### [Task]
Print exactly the lines from the first one down to the line containing "minimum width=69pt, minimum", both ends included, with no pictures and nothing else.

### [Supplied records]

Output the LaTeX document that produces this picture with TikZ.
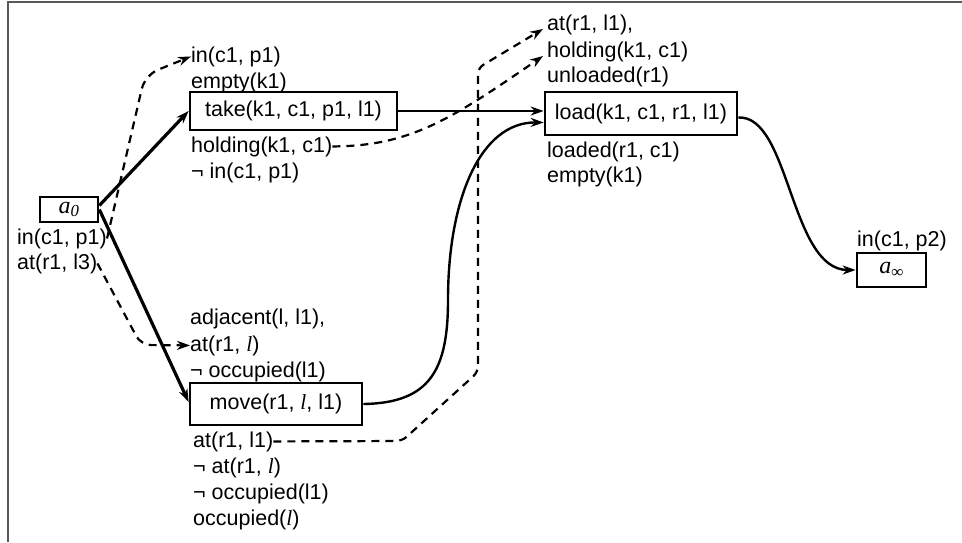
\documentclass[tikz,border=0pt]{standalone}
\usepackage{fontspec}
\setmainfont{Liberation Sans}
\newfontfamily\tms{Liberation Serif}
\usetikzlibrary{arrows.meta,calc}
% italic location variable
\newcommand{\itl}{{\tms\itshape l}}
% italic action symbol with subscript
\newcommand{\actsym}[1]{{\tms\itshape\fontsize{24pt}{26pt}\selectfont a\textsubscript{#1}}}

\begin{document}
\begin{tikzpicture}[x=1pt,y=-1pt,
  every node/.style={font=\fontsize{21.5pt}{26pt}\selectfont},
  lbl/.style={anchor=base west, inner sep=0pt},
  actbox/.style={draw, line width=2.7pt, inner sep=0pt},
  arrowhd/.style={-{Stealth[length=13pt,width=9pt]}},
  causal/.style={arrowhd, line width=2.4pt},
  dep/.style={arrowhd, line width=2.2pt, dash pattern=on 8pt off 6pt}]

\useasboundingbox (0,0) rectangle (962,542);
% frame
\draw[line width=2pt, black!65] (7.5,542) -- (7.5,1.5) -- (962,1.5);

% actions
\node[actbox, minimum width=58pt, minimum height=25pt] (a0) at (69,209.5) {\actsym{0}};
\node[actbox, minimum width=207pt, minimum height=38pt] (take) at (293.5,111) {take(k1, c1, p1, l1)\hspace{6pt}};
\node[actbox, minimum width=192pt, minimum height=43pt] (load) at (641,113.5) {load(k1, c1, r1, l1)};
\node[actbox, minimum width=172pt, minimum height=42pt] (move) at (276,404) {move(r1, \itl, l1)};
\node[actbox, minimum width=69pt, minimum height=34pt] (ainf) at (891.5,270) {\actsym{∞}};

% effects of a0
\node[lbl] (inA) at (17,244) {in(c1, p1)};
\node[lbl] (atA) at (17,269) {at(r1, l3)};
% take
\node[lbl] (takeIn) at (191,62) {in(c1, p1)};
\node[lbl] (takeEmpty) at (191,88) {empty(k1)};
\node[lbl] (takeHold) at (191,152) {holding(k1, c1)};
\node[lbl] (takeNotIn) at (191,178) {¬ in(c1, p1)};
% load
\node[lbl] (loadAt) at (547,30) {at(r1, l1),};
\node[lbl] (loadHold) at (547,57) {holding(k1, c1)};
\node[lbl] (loadUnl) at (547,82) {unloaded(r1)};
\node[lbl] (loadLd) at (547,157) {loaded(r1, c1)};
\node[lbl] (loadEmpty) at (547,182) {empty(k1)};
% move
\node[lbl] (moveAdj) at (190,324) {adjacent(l, l1),};
\node[lbl] (moveAt) at (190,351) {at(r1, \itl)};
\node[lbl] (moveNotOcc) at (190,377) {¬ occupied(l1)};
\node[lbl] (moveAtL1) at (193,447) {at(r1, l1)};
\node[lbl] (moveNotAt) at (193,473) {¬ at(r1, \itl)};
\node[lbl] (moveNotOcc2) at (193,499) {¬ occupied(l1)};
\node[lbl] (moveOcc) at (193,525) {occupied(\itl)};
% goal
\node[lbl] (goalIn) at (857,246) {in(c1, p2)};

% ordering links
\draw[causal, line width=3.2pt] ([yshift=4pt]a0.east) -- (take.west);
\draw[causal, line width=3.2pt] (a0.east) -- ([yshift=2pt]move.west);
\draw[causal] (take.east) -- (take.east -| load.west);
\draw[causal] (move.east) .. controls (430,403) and (448,370) .. (448,300)
  .. controls (448,200) and (480,122) .. ([yshift=-9pt]load.west);
\draw[causal] ([yshift=-4pt]load.east) .. controls (790,115) and (790,270) .. (ainf.west);

% causal links
\draw[dep, rounded corners=14pt] (inA.east) -- (145,75) -- (takeIn.west);
\draw[dep, rounded corners=10pt] (atA.east) -- (141,345) -- (moveAt.west);
\draw[dep] (takeHold.east) .. controls (410,146) and (450,120) .. ($(loadHold.base west)+(-4,-1)$);
\draw[dep, rounded corners=6pt] (moveAtL1.east) -- (402,441) -- (478,372) -- (478,68)
  -- ($(loadAt.base west)+(-4,-1)$);
\end{tikzpicture}
\end{document}
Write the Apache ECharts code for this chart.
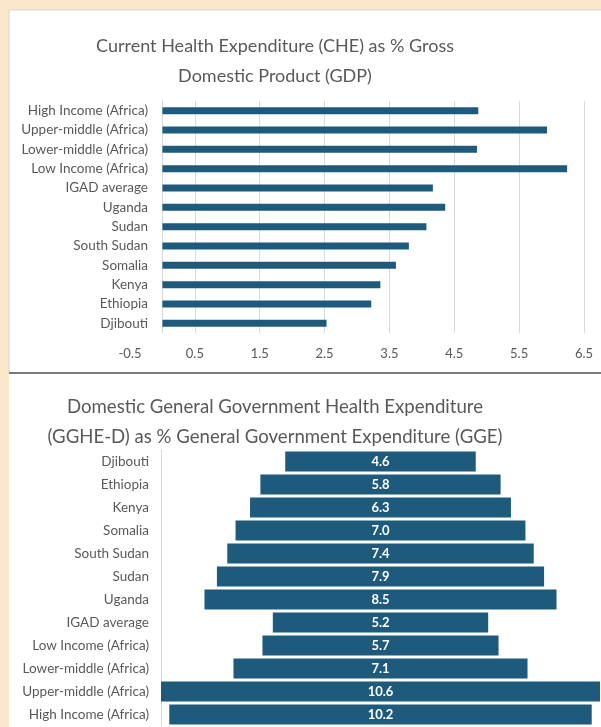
<!DOCTYPE html>
<html>
<head>
<meta charset="utf-8">
<script src="https://cdn.jsdelivr.net/npm/echarts@6/dist/echarts.min.js"></script>
<style>
  html, body { margin: 0; padding: 0; background: #fbe8cb; }
  #chart { width: 601px; height: 727px; }
</style>
</head>
<body>
<div id="chart"></div>
<script>
// top chart: CHE as % GDP (top-to-bottom order)
const cheCategories = [
  'High Income (Africa)', 'Upper-middle (Africa)', 'Lower-middle (Africa)', 'Low Income (Africa)',
  'IGAD average', 'Uganda', 'Sudan', 'South Sudan', 'Somalia', 'Kenya', 'Ethiopia', 'Djibouti'
]
const cheValues = [4.87, 5.93, 4.85, 6.24, 4.17, 4.36, 4.07, 3.80, 3.60, 3.36, 3.22, 2.53]

// bottom chart: GGHE-D as % GGE (top-to-bottom order)
const ggheCategories = [
  'Djibouti', 'Ethiopia', 'Kenya', 'Somalia', 'South Sudan', 'Sudan', 'Uganda',
  'IGAD average', 'Low Income (Africa)', 'Lower-middle (Africa)', 'Upper-middle (Africa)', 'High Income (Africa)'
]
const ggheValues = [4.6, 5.8, 6.3, 7.0, 7.4, 7.9, 8.5, 5.2, 5.7, 7.1, 10.6, 10.2]

const barColor = '#1d5a7c'
const textColor = '#595959'
const font = 'Lato'

// bars are centred: transparent padding stacked under each bar
const ggheMax = 10.6
const ggheOffsets = ggheValues.map(v => (ggheMax - v) / 2)

const chart = echarts.init(document.getElementById('chart'))

const option = {
  backgroundColor: '#fbe8cb',
  animation: false,
  textStyle: { fontFamily: font },
  graphic: [
    {
      type: 'rect',
      shape: { x: 9, y: 10, width: 600, height: 363 },
      style: { fill: '#ffffff', stroke: '#d6d6d6', lineWidth: 1 },
      z: -10
    },
    {
      type: 'rect',
      shape: { x: 9, y: 373, width: 600, height: 360 },
      style: { fill: '#ffffff' },
      z: -10
    },
    {
      type: 'line',
      shape: { x1: 9, y1: 373, x2: 601, y2: 373 },
      style: { stroke: '#7a7a7a', lineWidth: 2 },
      z: -5
    }
  ],
  title: [
    {
      text: 'Current Health Expenditure (CHE) as % Gross\nDomestic Product (GDP)',
      left: 270,
      top: 26,
      textAlign: 'center',
      textStyle: { fontFamily: font, fontSize: 18, fontWeight: 'normal', color: textColor, lineHeight: 30 }
    },
    {
      text: 'Domestic General Government Health Expenditure\n(GGHE-D) as % General Government Expenditure (GGE)',
      left: 270,
      top: 387,
      textAlign: 'center',
      textStyle: { fontFamily: font, fontSize: 18.6, fontWeight: 'normal', color: textColor, lineHeight: 30 }
    }
  ],
  grid: [
    { left: 130, right: 17, top: 101, height: 232, containLabel: false },
    { left: 161, right: 1, top: 450, height: 276, containLabel: false }
  ],
  xAxis: [
    {
      gridIndex: 0,
      type: 'value',
      min: -0.5,
      max: 6.5,
      interval: 1,
      axisLine: { show: false },
      axisTick: { show: false },
      axisLabel: {
        color: textColor,
        fontSize: 13,
        margin: 14,
        formatter: v => v.toFixed(1)
      },
      splitLine: {
        lineStyle: {
          color: ['rgba(0,0,0,0)', '#d9d9d9', '#d9d9d9', '#d9d9d9', '#d9d9d9', '#d9d9d9', '#d9d9d9', '#d9d9d9']
        }
      }
    },
    {
      gridIndex: 1,
      type: 'value',
      min: 0,
      max: ggheMax,
      show: false,
      splitLine: { show: false }
    }
  ],
  yAxis: [
    {
      gridIndex: 0,
      type: 'category',
      inverse: true,
      data: cheCategories,
      axisLine: { onZero: true, lineStyle: { color: '#d9d9d9' } },
      axisTick: { show: false },
      // labels sit next to the zero line, not the grid edge
      axisLabel: { color: textColor, fontSize: 13.5, margin: -18 }
    },
    {
      gridIndex: 1,
      type: 'category',
      inverse: true,
      data: ggheCategories,
      axisLine: { lineStyle: { color: '#d9d9d9' } },
      axisTick: { show: false },
      axisLabel: { color: textColor, fontSize: 13.5, margin: 12 }
    }
  ],
  series: [
    {
      name: 'CHE',
      type: 'bar',
      xAxisIndex: 0,
      yAxisIndex: 0,
      data: cheValues,
      barWidth: 7,
      itemStyle: { color: barColor }
    },
    {
      name: 'pad',
      type: 'bar',
      xAxisIndex: 1,
      yAxisIndex: 1,
      stack: 'gghe',
      data: ggheOffsets,
      barWidth: 20,
      itemStyle: { color: 'rgba(0,0,0,0)' },
      silent: true
    },
    {
      name: 'GGHE-D',
      type: 'bar',
      xAxisIndex: 1,
      yAxisIndex: 1,
      stack: 'gghe',
      data: ggheValues,
      barWidth: 20,
      clip: false,
      itemStyle: { color: barColor },
      label: {
        show: true,
        position: 'inside',
        color: '#ffffff',
        fontSize: 13,
        fontWeight: 'bold',
        formatter: p => p.value.toFixed(1)
      }
    }
  ]
}

chart.setOption(option)
</script>
</body>
</html>
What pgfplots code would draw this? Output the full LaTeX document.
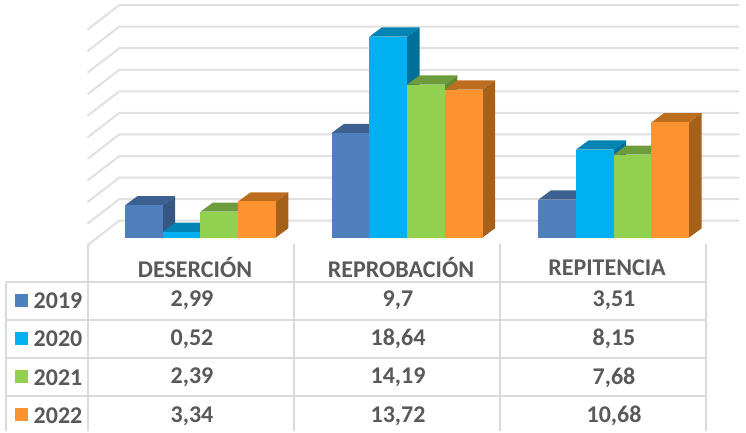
\documentclass[border=0pt]{standalone}
\usepackage{pgfplots}
\pgfplotsset{compat=1.18}
\usepackage{fontspec}
\setmainfont{Carlito}
\definecolor{gridc}{HTML}{E0E0E0}
\definecolor{tabc}{HTML}{DADADA}
\definecolor{txtc}{HTML}{595959}
\definecolor{af}{HTML}{4F80BD}\definecolor{at}{HTML}{3C618F}\definecolor{as}{HTML}{365782}
\definecolor{bf}{HTML}{00B0F0}\definecolor{bt}{HTML}{0084B4}\definecolor{bs}{HTML}{00709A}
\definecolor{cf}{HTML}{92D050}\definecolor{ct}{HTML}{6D9C3C}\definecolor{cs}{HTML}{5F8A33}
\definecolor{df}{HTML}{FD9330}\definecolor{dt}{HTML}{BC6D20}\definecolor{ds}{HTML}{A5601A}
% left edge, value, colour stem
\newcommand{\barthree}[3]{%
  \pgfmathsetmacro\xa{#1}%
  \pgfmathsetmacro\xb{#1+37.7}%
  \pgfmathsetmacro\xc{#1+50.2}%
  \pgfmathsetmacro\xd{#1+12.5}%
  \pgfmathsetmacro\xm{#1+18.85}%
  \pgfmathsetmacro\vt{#2+0.85}%
  \addplot[fill=#3s,draw=none] coordinates {(\xb,0) (\xc,0.85) (\xc,\vt) (\xb,#2)} --cycle;
  \addplot[fill=#3t,draw=none] coordinates {(\xa,#2) (\xb,#2) (\xc,\vt) (\xd,\vt)} --cycle;
  \addplot[ybar,bar width=37.7,fill=#3f,draw=none] coordinates {(\xm,#2)};
}
\begin{document}
\begin{tikzpicture}
\begin{axis}[
  at={(0,0)},anchor=south west,
  x=1pt,y=10.78pt,
  xmin=0,xmax=746,ymin=-17.95,ymax=22.03,
  hide axis,clip=false]
% gridlines on the wall, value v
\pgfplotsforeachungrouped \v in {0,2,...,20}{
  \pgfmathsetmacro\yb{\v+1.558}
  \pgfmathsetmacro\yf{\v+1.558-2.27}
  \addplot[gridc,line width=2pt] coordinates {(87.5,\yf) (119.3,\yb) (739,\yb)};
}
% DESERCION
\barthree{125}{2.99}{a}
\barthree{162.7}{0.52}{b}
\barthree{200.4}{2.39}{c}
\barthree{238.1}{3.34}{d}
% REPROBACION
\barthree{331.7}{9.7}{a}
\barthree{369.4}{18.64}{b}
\barthree{407.1}{14.19}{c}
\barthree{444.8}{13.72}{d}
% REPITENCIA
\barthree{538.3}{3.51}{a}
\barthree{576}{8.15}{b}
\barthree{613.7}{7.68}{c}
\barthree{651.4}{10.68}{d}
% legend keys
\addplot[only marks,mark=square*,mark size=6pt,af,mark options={solid,draw=af,fill=af,line width=0pt}] coordinates {(21,-5.8)};
\addplot[only marks,mark=square*,mark size=6pt,bf,mark options={solid,draw=bf,fill=bf,line width=0pt}] coordinates {(21,-9.33)};
\addplot[only marks,mark=square*,mark size=6pt,cf,mark options={solid,draw=cf,fill=cf,line width=0pt}] coordinates {(21,-12.86)};
\addplot[only marks,mark=square*,mark size=6pt,df,mark options={solid,draw=df,fill=df,line width=0pt}] coordinates {(21,-16.42)};
\end{axis}
\begin{scope}[x=1pt,y=-1pt,shift={(0,431pt)}]
  \draw[tabc,line width=2pt] (88,244)--(88,431) (294,244)--(294,431) (500,244)--(500,431) (705.7,244)--(705.7,431);
  \draw[tabc,line width=2pt] (6,282.3)--(705.7,282.3) (6,320)--(705.7,320) (6,358.3)--(705.7,358.3) (6,396.3)--(705.7,396.3) (6,282.3)--(6,431);
  \tikzset{t/.style={text=txtc,font=\fontsize{24}{24}\selectfont\bfseries,inner sep=0pt,anchor=center}}
  \node[t] at (195,268) {DESERCIÓN};
  \node[t] at (401,268) {REPROBACIÓN};
  \node[t] at (607,268) {REPITENCIA};
  \foreach \yy/\yr/\a/\b/\c in {300.5/2019/{2,99}/{9,7}/{3,51},339/2020/{0,52}/{18,64}/{8,15},377.5/2021/{2,39}/{14,19}/{7,68},416/2022/{3,34}/{13,72}/{10,68}}{
    \node[t] at (58,\yy) {\yr};
    \node[t] at (192,\yy) {\a};
    \node[t] at (398,\yy) {\b};
    \node[t] at (614,\yy) {\c};
  }
\end{scope}
\path[use as bounding box] (0,0) rectangle (746pt,431pt);
\end{tikzpicture}
\end{document}
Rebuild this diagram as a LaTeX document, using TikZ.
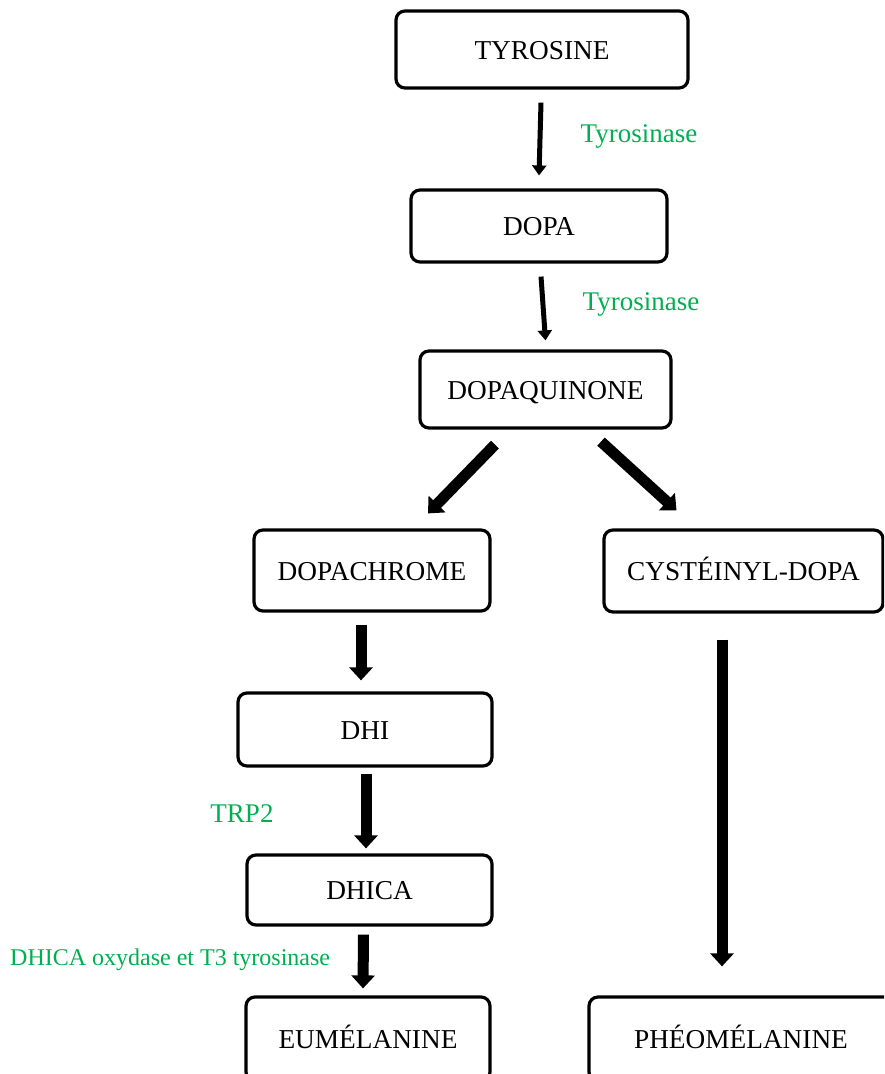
\documentclass[tikz,border=0pt]{standalone}
\usepackage{fontspec}
\setmainfont{Liberation Serif}
\usetikzlibrary{arrows.meta}
\definecolor{labelgreen}{RGB}{0,176,80}
\tikzset{
  box/.style={draw=black, line width=3.2pt, rounded corners=9pt, fill=white,
    inner sep=0pt, text height=19pt, text depth=0pt,
    font=\fontsize{27.3}{30}\selectfont},
  enz/.style={text=labelgreen, inner sep=0pt, anchor=base,
    font=\fontsize{27}{30}\selectfont},
  thinarrow/.style={line width=5pt, -{Triangle[length=10pt,width=14pt]}},
  thickarrow/.style={line width=11pt, -{Triangle[length=13pt,width=23pt]}},
}
\begin{document}
\begin{tikzpicture}[x=1pt, y=-1pt]
\useasboundingbox (0,0) rectangle (884,1074);
\clip (0,0) rectangle (884,1074);

\node[box, minimum width=292pt, minimum height=77pt] (tyr) at (542,49.5) {TYROSINE};
\node[box, minimum width=256pt, minimum height=72pt] (dopa) at (539,226) {DOPA};
\node[box, minimum width=251pt, minimum height=77pt] (dq) at (545.5,389.5) {DOPAQUINONE};
\node[box, minimum width=236pt, minimum height=81pt] (dch) at (372,570.5) {DOPACHROME};
\node[box, minimum width=279pt, minimum height=82pt] (cys) at (743.5,571) {CYSTÉINYL-DOPA};
\node[box, minimum width=254pt, minimum height=73pt] (dhi) at (365,729.5) {DHI};
\node[box, minimum width=245pt, minimum height=70pt] (dhica) at (369.5,890) {DHICA};
\node[box, minimum width=244pt, minimum height=84pt] (eum) at (368,1039) {EUMÉLANINE};
\node[box, minimum width=304pt, minimum height=84pt] (pheo) at (741,1039) {PHÉOMÉLANINE};

\node[enz] (e1) at (639,142) {Tyrosinase};
\node[enz] (e2) at (641,310) {Tyrosinase};
\node[enz] (e3) at (242,822) {TRP2};
\node[enz, anchor=base west, font=\fontsize{24}{28}\selectfont] (e4) at (10,965) {DHICA oxydase et T3 tyrosinase};

\draw[thinarrow] ([shift={(-1,13)}]tyr.south) -- ([shift={(0,-13)}]dopa.north);
\draw[thinarrow] ([shift={(2,13)}]dopa.south) -- ([shift={(0,-9)}]dq.north);
\draw[thickarrow] ([shift={(-50.5,15)}]dq.south) -- ([shift={(56,-15)}]dch.north);
\draw[thickarrow] ([shift={(55.5,12)}]dq.south) -- ([shift={(-67,-18)}]cys.north);
\draw[thickarrow] ([shift={(-11,12)}]dch.south) -- ([shift={(-4,-11)}]dhi.north);
\draw[thickarrow] ([shift={(1,6)}]dhi.south) -- ([shift={(-3.5,-5)}]dhica.north);
\draw[thickarrow] ([shift={(-6,8)}]dhica.south) -- ([shift={(-5,-7)}]eum.north);
\draw[thickarrow] ([shift={(-21.5,26)}]cys.south) -- ([shift={(-19,-29)}]pheo.north);
\end{tikzpicture}
\end{document}
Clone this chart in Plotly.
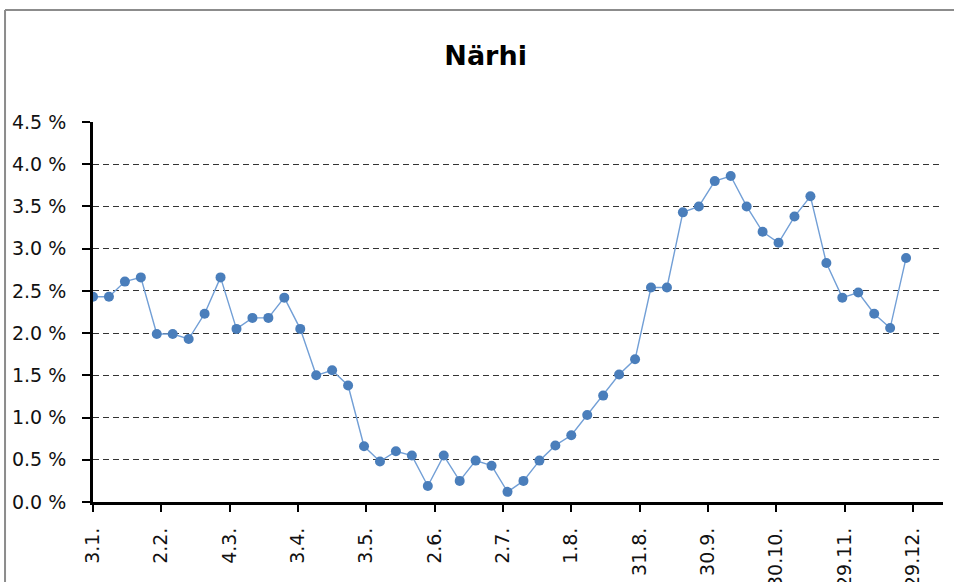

### [Output of the exercise]
Output the LaTeX document that produces this picture with TikZ.
\documentclass[tikz,border=0pt]{standalone}
\usepackage{fontspec}
\setmainfont{Liberation Sans}
\newfontfamily\tms{Liberation Serif}
\usetikzlibrary{arrows.meta,calc}
% italic location variable
\newcommand{\itl}{{\tms\itshape l}}
% italic action symbol with subscript
\newcommand{\actsym}[1]{{\tms\itshape\fontsize{24pt}{26pt}\selectfont a\textsubscript{#1}}}

\begin{document}
\begin{tikzpicture}[x=1pt,y=-1pt,
  every node/.style={font=\fontsize{21.5pt}{26pt}\selectfont},
  lbl/.style={anchor=base west, inner sep=0pt},
  actbox/.style={draw, line width=2.7pt, inner sep=0pt},
  arrowhd/.style={-{Stealth[length=13pt,width=9pt]}},
  causal/.style={arrowhd, line width=2.4pt},
  dep/.style={arrowhd, line width=2.2pt, dash pattern=on 8pt off 6pt}]

\useasboundingbox (0,0) rectangle (962,542);
% frame
\draw[line width=2pt, black!65] (7.5,542) -- (7.5,1.5) -- (962,1.5);

% actions
\node[actbox, minimum width=58pt, minimum height=25pt] (a0) at (69,209.5) {\actsym{0}};
\node[actbox, minimum width=207pt, minimum height=38pt] (take) at (293.5,111) {take(k1, c1, p1, l1)\hspace{6pt}};
\node[actbox, minimum width=192pt, minimum height=43pt] (load) at (641,113.5) {load(k1, c1, r1, l1)};
\node[actbox, minimum width=172pt, minimum height=42pt] (move) at (276,404) {move(r1, \itl, l1)};
\node[actbox, minimum width=69pt, minimum height=34pt] (ainf) at (891.5,270) {\actsym{∞}};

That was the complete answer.